Whether or not that’s still to come in the final season is unclear but, as ever, these are characters that remain a delight to spend time with, and season four’s opener reinforces some of the show’s strengths in simply following the foursome as they go about adventures big and small.

It’s also at this point that I realise this piece hasn’t directly addressed just how funny Atlanta is. Blessed with talented actors, sometimes it just takes an exasperated expression to elicit a laugh (I’m looking at Bryan Tyree Henry especially here), while elsewhere the scale of absurdity lends the show a unique strain of comedy. At every turn, what can come next remains truly unexpected as the show embraces surreal and satirical tones while also exploring the deadly serious.

The humour extends to the episode descriptions, which seem to be the work of the show’s writers room as they channel the voice of a disgruntled fan. More talented people than me have noticed how great they are, too:

This is set to continue through season four, with The Most Atlanta description reading: “Woooh chile, Atl is the GHETTO these days. I’m thinking about moving to Miami where it’s safe. Leave all my exes on read”. A little less meta than some of the others, but still far from what you’re used to seeing while browsing Neon…

If you’ve read this far and still haven’t watched season three, well, hurry up! If you have, consider taking it for another spin before new episodes get underway. And, as a little extra for experts, start pondering what the show’s eighth and final episode title—Andrew Wyeth. Alfred’s World—means.

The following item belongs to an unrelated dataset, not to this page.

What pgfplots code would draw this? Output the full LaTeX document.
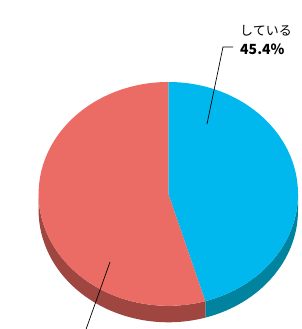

You could start by remembering Paper Boi’s given name is Alfred, and then learning more about mid-20th-century American artist Andrew Wyeth’s painting Christina’s World (and perhaps some analysis of the white artist’s work with Black subjects).

Or maybe you just wait and watch to see how Atlanta’s last eight episodes build upon what’s come before in the show—and if they can deliver on the somewhat significantly high expectations that season three has created. Either way, there’s plenty of entertainment and reflection to come from this confident, challenging comedy.